Trade Unions continue to express understandable concerns over job security. It should be noted that:

• The Digest on job security, developed through Acas during the 2009 pay negotiations, encourages dialogue and understanding of important issues facing institutions considering staffing matters, including serious financial sustainability challenges. This Digest is a reference document specific to the HE sector. The Digest was distributed by employers and unions in March 2010.

• HE staff have some of the best employment frameworks in the UK. Decisions affecting jobs are never taken lightly at institutional level and would be considered against the backdrop of rigorous processes in place for staffing matters involving change.

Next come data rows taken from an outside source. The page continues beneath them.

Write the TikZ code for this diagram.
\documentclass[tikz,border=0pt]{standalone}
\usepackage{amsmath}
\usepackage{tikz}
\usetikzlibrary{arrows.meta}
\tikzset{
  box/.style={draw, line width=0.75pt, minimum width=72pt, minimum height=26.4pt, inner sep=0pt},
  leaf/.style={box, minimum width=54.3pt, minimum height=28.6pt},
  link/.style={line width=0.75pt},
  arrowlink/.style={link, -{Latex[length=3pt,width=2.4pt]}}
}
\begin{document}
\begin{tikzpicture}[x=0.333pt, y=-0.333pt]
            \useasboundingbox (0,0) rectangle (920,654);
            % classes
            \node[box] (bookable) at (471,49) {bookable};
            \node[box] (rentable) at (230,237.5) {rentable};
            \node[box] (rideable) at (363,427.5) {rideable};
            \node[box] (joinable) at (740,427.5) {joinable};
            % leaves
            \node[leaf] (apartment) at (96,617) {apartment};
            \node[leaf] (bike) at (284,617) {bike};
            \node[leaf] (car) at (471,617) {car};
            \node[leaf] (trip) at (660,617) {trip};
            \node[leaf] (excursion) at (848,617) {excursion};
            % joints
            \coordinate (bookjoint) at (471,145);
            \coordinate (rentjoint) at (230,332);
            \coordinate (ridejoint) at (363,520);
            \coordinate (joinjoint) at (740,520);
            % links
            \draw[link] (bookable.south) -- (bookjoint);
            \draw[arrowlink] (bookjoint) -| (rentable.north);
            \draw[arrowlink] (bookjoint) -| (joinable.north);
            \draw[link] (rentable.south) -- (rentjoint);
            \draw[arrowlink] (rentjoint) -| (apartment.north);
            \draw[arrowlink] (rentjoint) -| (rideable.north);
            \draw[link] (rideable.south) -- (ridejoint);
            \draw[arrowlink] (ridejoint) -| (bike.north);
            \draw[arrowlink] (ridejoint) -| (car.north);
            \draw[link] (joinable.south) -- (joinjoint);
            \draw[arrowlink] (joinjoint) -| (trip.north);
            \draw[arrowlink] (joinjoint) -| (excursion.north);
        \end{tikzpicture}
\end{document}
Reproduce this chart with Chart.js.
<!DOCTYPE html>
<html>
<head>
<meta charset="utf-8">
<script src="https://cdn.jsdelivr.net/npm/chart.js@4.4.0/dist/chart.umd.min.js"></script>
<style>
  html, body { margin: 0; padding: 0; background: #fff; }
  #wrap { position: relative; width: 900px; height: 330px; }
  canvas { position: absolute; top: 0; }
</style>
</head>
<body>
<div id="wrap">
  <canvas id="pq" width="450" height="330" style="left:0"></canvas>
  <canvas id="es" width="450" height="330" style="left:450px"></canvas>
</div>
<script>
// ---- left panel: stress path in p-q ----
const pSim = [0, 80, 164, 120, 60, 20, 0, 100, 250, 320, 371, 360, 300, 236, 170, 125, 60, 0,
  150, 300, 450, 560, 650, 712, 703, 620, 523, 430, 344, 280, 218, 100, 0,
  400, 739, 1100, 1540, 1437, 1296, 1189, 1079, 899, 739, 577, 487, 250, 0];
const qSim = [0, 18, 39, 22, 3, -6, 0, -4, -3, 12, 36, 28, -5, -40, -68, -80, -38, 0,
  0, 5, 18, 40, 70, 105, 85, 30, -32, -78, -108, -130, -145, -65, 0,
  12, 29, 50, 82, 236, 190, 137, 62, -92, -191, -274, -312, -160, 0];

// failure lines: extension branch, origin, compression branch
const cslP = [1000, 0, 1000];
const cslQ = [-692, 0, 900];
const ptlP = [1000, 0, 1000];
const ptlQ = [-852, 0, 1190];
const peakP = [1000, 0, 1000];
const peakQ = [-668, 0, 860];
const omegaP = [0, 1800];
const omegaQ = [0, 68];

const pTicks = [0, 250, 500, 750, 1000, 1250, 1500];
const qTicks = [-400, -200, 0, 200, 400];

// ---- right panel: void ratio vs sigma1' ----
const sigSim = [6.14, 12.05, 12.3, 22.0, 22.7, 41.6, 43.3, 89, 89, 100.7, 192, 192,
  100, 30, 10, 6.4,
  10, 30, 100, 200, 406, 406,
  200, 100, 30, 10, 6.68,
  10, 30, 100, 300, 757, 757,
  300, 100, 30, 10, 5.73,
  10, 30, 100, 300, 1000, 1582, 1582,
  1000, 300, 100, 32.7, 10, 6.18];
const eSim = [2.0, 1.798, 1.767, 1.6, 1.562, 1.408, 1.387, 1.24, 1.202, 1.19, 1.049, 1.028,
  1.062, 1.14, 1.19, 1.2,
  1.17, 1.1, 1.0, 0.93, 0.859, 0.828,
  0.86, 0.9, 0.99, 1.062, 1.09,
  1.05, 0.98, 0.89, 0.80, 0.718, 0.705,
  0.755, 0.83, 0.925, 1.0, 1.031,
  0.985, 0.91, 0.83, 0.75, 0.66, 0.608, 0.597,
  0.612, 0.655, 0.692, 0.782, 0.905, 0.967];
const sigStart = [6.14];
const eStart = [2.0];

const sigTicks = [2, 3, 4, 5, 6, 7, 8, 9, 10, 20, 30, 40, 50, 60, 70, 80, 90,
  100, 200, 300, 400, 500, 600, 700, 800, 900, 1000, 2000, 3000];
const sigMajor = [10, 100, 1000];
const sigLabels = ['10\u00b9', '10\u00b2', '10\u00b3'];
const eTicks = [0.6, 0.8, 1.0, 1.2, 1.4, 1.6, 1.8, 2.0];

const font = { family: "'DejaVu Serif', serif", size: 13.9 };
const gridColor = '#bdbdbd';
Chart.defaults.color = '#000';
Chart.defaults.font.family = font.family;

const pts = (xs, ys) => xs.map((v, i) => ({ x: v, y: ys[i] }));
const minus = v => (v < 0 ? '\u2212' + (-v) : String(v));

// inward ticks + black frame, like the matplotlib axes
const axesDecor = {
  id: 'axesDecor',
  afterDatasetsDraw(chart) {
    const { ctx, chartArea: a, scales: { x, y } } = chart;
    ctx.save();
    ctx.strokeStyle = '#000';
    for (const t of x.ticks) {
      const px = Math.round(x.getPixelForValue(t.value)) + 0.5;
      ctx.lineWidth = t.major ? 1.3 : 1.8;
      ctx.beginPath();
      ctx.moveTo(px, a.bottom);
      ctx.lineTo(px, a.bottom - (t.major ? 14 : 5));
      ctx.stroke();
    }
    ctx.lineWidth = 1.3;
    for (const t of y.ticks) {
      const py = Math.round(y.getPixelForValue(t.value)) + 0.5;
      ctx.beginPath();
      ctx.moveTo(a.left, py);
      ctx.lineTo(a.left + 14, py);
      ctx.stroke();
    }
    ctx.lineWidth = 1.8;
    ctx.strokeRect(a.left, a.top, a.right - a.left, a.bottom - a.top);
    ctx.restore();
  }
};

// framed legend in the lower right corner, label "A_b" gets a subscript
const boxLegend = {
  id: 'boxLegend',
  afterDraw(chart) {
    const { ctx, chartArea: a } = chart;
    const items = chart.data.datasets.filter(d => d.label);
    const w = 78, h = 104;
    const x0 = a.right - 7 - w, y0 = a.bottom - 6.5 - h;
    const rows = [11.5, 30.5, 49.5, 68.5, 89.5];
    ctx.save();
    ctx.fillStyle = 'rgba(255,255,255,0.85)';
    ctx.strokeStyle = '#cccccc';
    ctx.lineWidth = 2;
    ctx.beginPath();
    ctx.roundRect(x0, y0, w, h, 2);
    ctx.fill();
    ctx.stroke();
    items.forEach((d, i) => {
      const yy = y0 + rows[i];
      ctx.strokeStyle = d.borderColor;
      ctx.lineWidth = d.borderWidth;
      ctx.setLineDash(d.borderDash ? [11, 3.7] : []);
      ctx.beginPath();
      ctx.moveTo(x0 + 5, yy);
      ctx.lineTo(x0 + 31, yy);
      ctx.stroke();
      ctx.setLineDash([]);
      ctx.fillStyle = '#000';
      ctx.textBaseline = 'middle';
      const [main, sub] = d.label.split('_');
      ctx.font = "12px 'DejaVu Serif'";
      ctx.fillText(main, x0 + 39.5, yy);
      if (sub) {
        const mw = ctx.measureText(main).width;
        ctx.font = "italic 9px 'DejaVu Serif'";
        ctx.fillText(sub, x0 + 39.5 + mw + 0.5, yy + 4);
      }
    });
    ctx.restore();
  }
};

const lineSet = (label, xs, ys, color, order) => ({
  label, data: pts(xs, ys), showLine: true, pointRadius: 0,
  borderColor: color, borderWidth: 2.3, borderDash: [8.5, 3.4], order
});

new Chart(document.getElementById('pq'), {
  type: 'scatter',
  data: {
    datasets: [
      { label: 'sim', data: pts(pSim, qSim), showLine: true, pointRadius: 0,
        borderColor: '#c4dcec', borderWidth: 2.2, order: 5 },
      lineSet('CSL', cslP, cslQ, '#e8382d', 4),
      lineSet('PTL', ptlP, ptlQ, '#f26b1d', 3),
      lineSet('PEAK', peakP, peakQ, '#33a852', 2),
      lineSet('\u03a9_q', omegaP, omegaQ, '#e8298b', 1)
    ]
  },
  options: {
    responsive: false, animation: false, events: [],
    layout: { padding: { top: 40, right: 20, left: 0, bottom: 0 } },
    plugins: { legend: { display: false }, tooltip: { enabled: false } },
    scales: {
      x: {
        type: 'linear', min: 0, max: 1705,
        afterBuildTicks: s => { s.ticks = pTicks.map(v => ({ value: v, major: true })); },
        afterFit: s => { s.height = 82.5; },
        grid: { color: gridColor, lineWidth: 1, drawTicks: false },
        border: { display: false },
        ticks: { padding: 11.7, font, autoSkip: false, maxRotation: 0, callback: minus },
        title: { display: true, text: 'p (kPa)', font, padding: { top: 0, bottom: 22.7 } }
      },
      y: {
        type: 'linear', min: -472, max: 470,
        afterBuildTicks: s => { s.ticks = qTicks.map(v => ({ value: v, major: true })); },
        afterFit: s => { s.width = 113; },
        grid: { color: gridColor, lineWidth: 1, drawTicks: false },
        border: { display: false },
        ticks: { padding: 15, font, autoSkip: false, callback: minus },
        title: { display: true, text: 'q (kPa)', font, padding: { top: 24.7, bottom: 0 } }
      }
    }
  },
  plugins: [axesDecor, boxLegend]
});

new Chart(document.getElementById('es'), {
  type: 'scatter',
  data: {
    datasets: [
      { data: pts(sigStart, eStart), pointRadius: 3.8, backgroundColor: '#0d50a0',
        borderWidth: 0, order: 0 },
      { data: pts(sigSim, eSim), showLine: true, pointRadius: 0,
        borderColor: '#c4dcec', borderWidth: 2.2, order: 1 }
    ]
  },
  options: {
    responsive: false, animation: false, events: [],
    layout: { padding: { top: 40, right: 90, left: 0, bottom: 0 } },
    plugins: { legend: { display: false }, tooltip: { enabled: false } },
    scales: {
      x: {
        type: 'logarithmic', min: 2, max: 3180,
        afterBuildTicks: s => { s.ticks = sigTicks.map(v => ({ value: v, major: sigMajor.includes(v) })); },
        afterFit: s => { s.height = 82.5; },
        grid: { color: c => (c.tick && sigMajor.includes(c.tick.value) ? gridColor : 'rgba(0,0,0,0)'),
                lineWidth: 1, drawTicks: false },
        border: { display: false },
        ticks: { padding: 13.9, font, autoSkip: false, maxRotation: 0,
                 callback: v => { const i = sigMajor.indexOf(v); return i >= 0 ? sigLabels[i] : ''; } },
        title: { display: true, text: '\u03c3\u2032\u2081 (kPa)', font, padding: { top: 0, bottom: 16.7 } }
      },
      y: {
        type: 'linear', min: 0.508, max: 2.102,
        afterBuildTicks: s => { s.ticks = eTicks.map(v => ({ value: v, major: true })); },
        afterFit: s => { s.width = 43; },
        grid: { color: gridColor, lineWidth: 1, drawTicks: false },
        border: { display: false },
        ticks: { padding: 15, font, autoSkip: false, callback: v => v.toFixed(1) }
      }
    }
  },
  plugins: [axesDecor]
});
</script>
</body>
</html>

• A recent (18 March 2010) Times Higher Education feature ‘Ready for the storm?’ made clear that, even prior to recent HEFCE and HEFCW funding cuts, sector finances were in far from good health. As the article makes clear:
David Edwards, director of Grant Thornton's not-for-profit advisory services division, says the financial survey suggests that 2008-09 was "the last of the good years": "Our concern is that despite a period of plenty, the sector is still in fragile shape to cope with the lean years to come," he says. "An average surplus for the sector of just 1.4 per cent is marginal at best, particularly when the primary source of income for the sector (funding council grants) is being cut, and the next highest (tuition fees) is capped. That gives the sector very little room to move, and despite efforts to bolster other areas of income, many institutions are going to have to look to cost savings to achieve financial sustainability."